Trump, however, was not the only target for Obama. He took aim at the Republicans who have refused to speak out against the current president’s cozy relationships with Russian President Vladimir Putin and North Korean leader Kim Jong Un.
“What happened to the Republican Party?” Obama said. “In a healthy democracy, there are some checks and balances on this kind of behavior, on this kind of inconsistency. But right now there’s nothing.”
He also chastised the GOP response to gun violence.
“If you’re tired of politicians who offer nothing but thoughts and prayers after a mass shooting, you’ve got to do what the Parkland kids are doing,” Obama said. “They’re not giving up until they see a Congress that values your lives more than a campaign check from the NRA. You’ve got to vote.”
He even mocked supporters of the so-called Me Too movement who don’t act.

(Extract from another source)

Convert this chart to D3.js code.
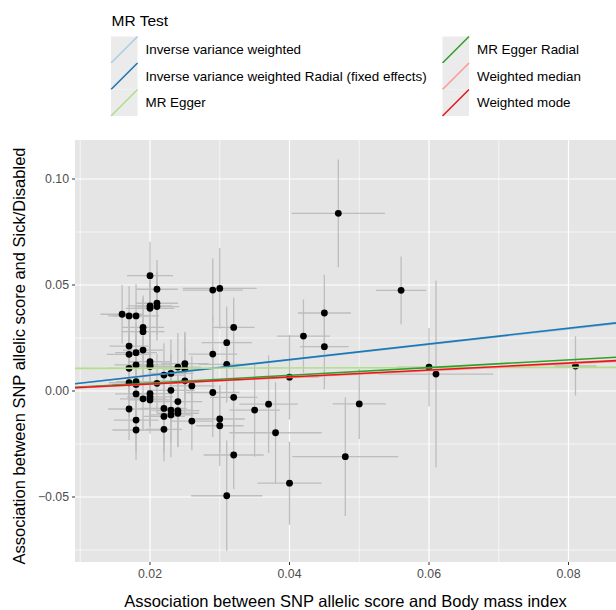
<!DOCTYPE html>
<html>
<head>
<meta charset="utf-8">
<script src="https://cdn.jsdelivr.net/npm/d3@7"></script>
<style>
  body { margin: 0; background: #fff; }
  svg { display: block; font-family: "Liberation Sans", Arial, sans-serif; }
</style>
</head>
<body>
<script>
// SNP effects on exposure (BMI) and outcome (Sick/Disabled)
const betaExposure = [
  0.016,
  0.017, 0.017, 0.017, 0.017, 0.017, 0.017,
  0.018, 0.018, 0.018, 0.018, 0.018, 0.018, 0.018, 0.018,
  0.019, 0.019, 0.019, 0.019,
  0.020, 0.020, 0.020, 0.020, 0.020, 0.020, 0.020, 0.020, 0.020,
  0.021, 0.021, 0.021, 0.021,
  0.022, 0.022, 0.022, 0.022,
  0.023, 0.023, 0.023, 0.023,
  0.024, 0.024, 0.024, 0.024,
  0.025, 0.025, 0.025,
  0.026, 0.026,
  0.029, 0.029, 0.029,
  0.030, 0.030, 0.030,
  0.031, 0.031, 0.031,
  0.032, 0.032, 0.032,
  0.035, 0.037, 0.038,
  0.040, 0.040,
  0.042,
  0.045, 0.045,
  0.047, 0.048, 0.050, 0.056, 0.060, 0.061, 0.081
];
const betaOutcome = [
  0.0362,
  0.0354, 0.0212, 0.0173, 0.0107, 0.0039, -0.0085,
  0.0354, 0.0181, 0.0123, 0.0044, 0.0031, -0.0014, -0.0137, -0.0184,
  0.0300, 0.0280, 0.0193, -0.0037,
  0.0544, 0.0402, 0.0390, 0.0138, 0.0123, 0.0115, -0.0012, -0.0028, -0.0042,
  0.0480, 0.0414, 0.0398, 0.0036,
  0.0075, -0.0082, -0.0120, -0.0181,
  0.0083, 0.0003, -0.0090, -0.0113,
  0.0113, -0.0050, -0.0093, -0.0105,
  0.0129, 0.0104, 0.0048,
  0.0024, -0.0142,
  0.0476, 0.0174, -0.0007,
  0.0484, -0.0132, -0.0164,
  0.0228, 0.0126, -0.0494,
  0.0300, -0.0030, -0.0302,
  -0.0090, -0.0062, -0.0197,
  0.0065, -0.0435,
  0.0259,
  0.0368, 0.0209,
  0.0838, -0.0310, -0.0061, 0.0475, 0.0112, 0.0080, 0.0118
];
const seExposure = [
  0.0031,
  0.0030, 0.0028, 0.0032, 0.0030, 0.0029, 0.0030,
  0.0033, 0.0030, 0.0031, 0.0029, 0.0034, 0.0030, 0.0032, 0.0034,
  0.0030, 0.0031, 0.0029, 0.0033,
  0.0033, 0.0032, 0.0035, 0.0030, 0.0031, 0.0036, 0.0030, 0.0033, 0.0031,
  0.0030, 0.0030, 0.0032, 0.0034,
  0.0031, 0.0033, 0.0030, 0.0026,
  0.0032, 0.0034, 0.0030, 0.0031,
  0.0033, 0.0035, 0.0031, 0.0030,
  0.0034, 0.0032, 0.0036,
  0.0033, 0.0031,
  0.0043, 0.0035, 0.0038,
  0.0053, 0.0036, 0.0034,
  0.0036, 0.0040, 0.0051,
  0.0030, 0.0034, 0.0043,
  0.0036, 0.0042, 0.0066,
  0.0042, 0.0046,
  0.0038,
  0.0038, 0.0035,
  0.0067, 0.0076, 0.0038, 0.0036, 0.0045, 0.0082, 0.0030
];
const seOutcome = [
  0.0138,
  0.0140, 0.0150, 0.0160, 0.0150, 0.0160, 0.0146,
  0.0150, 0.0140, 0.0155, 0.0150, 0.0160, 0.0140, 0.0150, 0.0140,
  0.0150, 0.0160, 0.0140, 0.0150,
  0.0160, 0.0150, 0.0140, 0.0160, 0.0150, 0.0170, 0.0150, 0.0140, 0.0160,
  0.0138, 0.0150, 0.0160, 0.0140,
  0.0150, 0.0160, 0.0170, 0.0150,
  0.0160, 0.0170, 0.0150, 0.0200,
  0.0160, 0.0150, 0.0170, 0.0160,
  0.0150, 0.0170, 0.0160,
  0.0140, 0.0137,
  0.0150, 0.0180, 0.0210,
  0.0190, 0.0160, 0.0190,
  0.0170, 0.0180, 0.0260,
  0.0140, 0.0190, 0.0160,
  0.0220, 0.0230, 0.0240,
  0.0200, 0.0196,
  0.0173,
  0.0180, 0.0200,
  0.0254, 0.0280, 0.0165, 0.0160, 0.0185, 0.0440, 0.0140
];

// MR methods: fitted lines (intercept + slope * x)
const methodNames = [
  "Inverse variance weighted",
  "Inverse variance weighted Radial (fixed effects)",
  "MR Egger",
  "MR Egger Radial",
  "Weighted median",
  "Weighted mode"
];
const methodIntercepts = [0, 0, 0.0106, 0.0001, 0, 0];
const methodSlopes = [0.366, 0.370, 0.0064, 0.182, 0.160, 0.165];

// axis ticks
const xMajorTicks = [0.02, 0.04, 0.06, 0.08];
const xMinorTicks = [0.01, 0.03, 0.05, 0.07];
const yMajorTicks = [-0.05, 0, 0.05, 0.10];
const yMinorTicks = [-0.075, -0.025, 0.025, 0.075];
const yTickLabels = ["\u22120.05", "0.00", "0.05", "0.10"];
const xTickLabels = ["0.02", "0.04", "0.06", "0.08"];

document.addEventListener("DOMContentLoaded", function() {

    /* CONSTANTS */
    const width = 616;
    const height = 610;
    const panel = {left: 75, right: 616, top: 140, bottom: 562};
    const methodColors = ["#A6CEE3", "#1F78B4", "#B2DF8A", "#33A02C", "#FB9A99", "#E31A1C"];
    const errColor = "#bdbdbd";

    const svg = d3.select("body").append("svg")
    .attr("width", width)
    .attr("height", height);

    //Scales are pinned to where the ticks sit in the picture.
    const x = d3.scaleLinear().domain([0.02, 0.08]).range([150, 568.5]);
    const y = d3.scaleLinear().domain([0, 0.10]).range([391, 179]);

    const points = betaExposure.map((bx, i) => ({
        bx: bx, by: betaOutcome[i], sx: seExposure[i], sy: seOutcome[i]
    }));

    /* PANEL */
    svg.append("defs").append("clipPath").attr("id", "clip")
    .append("rect")
    .attr("x", panel.left).attr("y", panel.top)
    .attr("width", panel.right - panel.left).attr("height", panel.bottom - panel.top);

    svg.append("rect")
    .attr("x", panel.left).attr("y", panel.top)
    .attr("width", panel.right - panel.left).attr("height", panel.bottom - panel.top)
    .attr("fill", "#e5e5e5");

    const grid = svg.append("g").attr("clip-path", "url(#clip)");

    grid.selectAll(".xminor").data(xMinorTicks).enter().append("line")
    .attr("x1", (d) => x(d)).attr("x2", (d) => x(d))
    .attr("y1", panel.top).attr("y2", panel.bottom)
    .attr("stroke", "#fff").attr("stroke-width", 0.6);

    grid.selectAll(".yminor").data(yMinorTicks).enter().append("line")
    .attr("y1", (d) => y(d)).attr("y2", (d) => y(d))
    .attr("x1", panel.left).attr("x2", panel.right)
    .attr("stroke", "#fff").attr("stroke-width", 0.6);

    grid.selectAll(".xmajor").data(xMajorTicks).enter().append("line")
    .attr("x1", (d) => x(d)).attr("x2", (d) => x(d))
    .attr("y1", panel.top).attr("y2", panel.bottom)
    .attr("stroke", "#fff").attr("stroke-width", 1.2);

    grid.selectAll(".ymajor").data(yMajorTicks).enter().append("line")
    .attr("y1", (d) => y(d)).attr("y2", (d) => y(d))
    .attr("x1", panel.left).attr("x2", panel.right)
    .attr("stroke", "#fff").attr("stroke-width", 1.2);

    /* ERROR BARS AND POINTS */
    const marks = svg.append("g").attr("clip-path", "url(#clip)");

    marks.selectAll(".vbar").data(points).enter().append("line")
    .attr("x1", (d) => x(d.bx)).attr("x2", (d) => x(d.bx))
    .attr("y1", (d) => y(d.by - d.sy)).attr("y2", (d) => y(d.by + d.sy))
    .attr("stroke", errColor).attr("stroke-width", 1.3);

    marks.selectAll(".hbar").data(points).enter().append("line")
    .attr("y1", (d) => y(d.by)).attr("y2", (d) => y(d.by))
    .attr("x1", (d) => x(d.bx - d.sx)).attr("x2", (d) => x(d.bx + d.sx))
    .attr("stroke", errColor).attr("stroke-width", 1.3);

    marks.selectAll("circle").data(points).enter().append("circle")
    .attr("cx", (d) => x(d.bx)).attr("cy", (d) => y(d.by))
    .attr("r", 3.4)
    .attr("fill", "#000");

    //Method lines span the whole panel, like abline.
    const x0 = x.invert(panel.left);
    const x1 = x.invert(panel.right);
    marks.selectAll(".mline").data(methodNames).enter().append("line")
    .attr("x1", panel.left).attr("x2", panel.right)
    .attr("y1", (d, i) => y(methodIntercepts[i] + methodSlopes[i] * x0))
    .attr("y2", (d, i) => y(methodIntercepts[i] + methodSlopes[i] * x1))
    .attr("stroke", (d, i) => methodColors[i])
    .attr("stroke-width", 1.6);

    /* AXES */
    const axisText = "#4d4d4d";
    const axisTick = "#333";

    svg.selectAll(".ytick").data(yMajorTicks).enter().append("line")
    .attr("x1", panel.left - 3).attr("x2", panel.left)
    .attr("y1", (d) => y(d)).attr("y2", (d) => y(d))
    .attr("stroke", axisTick).attr("stroke-width", 1);

    svg.selectAll(".ylabel").data(yMajorTicks).enter().append("text")
    .attr("x", panel.left - 6)
    .attr("y", (d) => y(d) + 4.3)
    .attr("text-anchor", "end")
    .attr("font-size", "12.3px")
    .attr("fill", axisText)
    .text((d, i) => yTickLabels[i]);

    svg.selectAll(".xtick").data(xMajorTicks).enter().append("line")
    .attr("x1", (d) => x(d)).attr("x2", (d) => x(d))
    .attr("y1", panel.bottom).attr("y2", panel.bottom + 3)
    .attr("stroke", axisTick).attr("stroke-width", 1);

    svg.selectAll(".xlabel").data(xMajorTicks).enter().append("text")
    .attr("x", (d) => x(d))
    .attr("y", panel.bottom + 16)
    .attr("text-anchor", "middle")
    .attr("font-size", "12.3px")
    .attr("fill", axisText)
    .text((d, i) => xTickLabels[i]);

    //Axis titles.
    svg.append("text")
    .attr("x", (panel.left + panel.right) / 2)
    .attr("y", 607)
    .attr("text-anchor", "middle")
    .attr("font-size", "16.5px")
    .attr("fill", "#000")
    .text("Association between SNP allelic score and Body mass index");

    svg.append("text")
    .attr("transform", `translate(25,356) rotate(-90)`)
    .attr("text-anchor", "middle")
    .attr("font-size", "16.5px")
    .attr("fill", "#000")
    .text("Association between SNP allelic score and Sick/Disabled");

    /* LEGEND */
    const legend = svg.append("g").attr("id", "legend");
    const keySize = 26.5;
    const legendTop = 36.5;
    const columnX = [111, 442.5];

    legend.append("text")
    .attr("x", 111.5)
    .attr("y", 26)
    .attr("font-size", "15.5px")
    .attr("fill", "#000")
    .text("MR Test");

    const keys = legend.selectAll(".key").data(methodNames).enter().append("g")
    .attr("transform", (d, i) => `translate(${columnX[Math.floor(i / 3)]},${legendTop + (i % 3) * keySize})`);

    keys.append("rect")
    .attr("width", keySize).attr("height", keySize)
    .attr("fill", "#ebebeb");

    keys.append("line")
    .attr("x1", 0).attr("y1", keySize)
    .attr("x2", keySize).attr("y2", 0)
    .attr("stroke", (d, i) => methodColors[i])
    .attr("stroke-width", 1.6);

    keys.append("text")
    .attr("x", keySize + 8)
    .attr("y", keySize / 2 + 4.6)
    .attr("font-size", "13.4px")
    .attr("fill", "#000")
    .text((d) => d);
});
</script>
</body>
</html>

“If you support the Me Too movement — you’re outraged by stories of sexual harassment and assault, inspired by the women who shared them — you’ve got to do more than retweet a hashtag,” Obama said.
The speech was billed as Obama’s first major political address since leaving office. He is scheduled to speak at a rally for Democratic congressional candidates in California on Saturday and at an event for Richard Cordray, the Democratic gubernatorial candidate in Ohio, next week. Last year, Obama stumped for then-Virginia gubernatorial candidate Ralph Northam but otherwise largely kept himself out of the political fray.
“I needed to spend some time one on one with Michelle if I wanted to stay married,” Obama joked Friday. “The truth is I was intent on following a wise American of ex-presidents gracefully exiting the political stage to make room for new voices and new ideas.”
Obama ended his speech on a hopeful note.
“We have been through much darker times than these,” he said. “Somehow each generation of Americans carried us through to the other side — not by sitting around waiting for something to happen, not by leaving it for others to do something, but by leading the movement for change themselves.”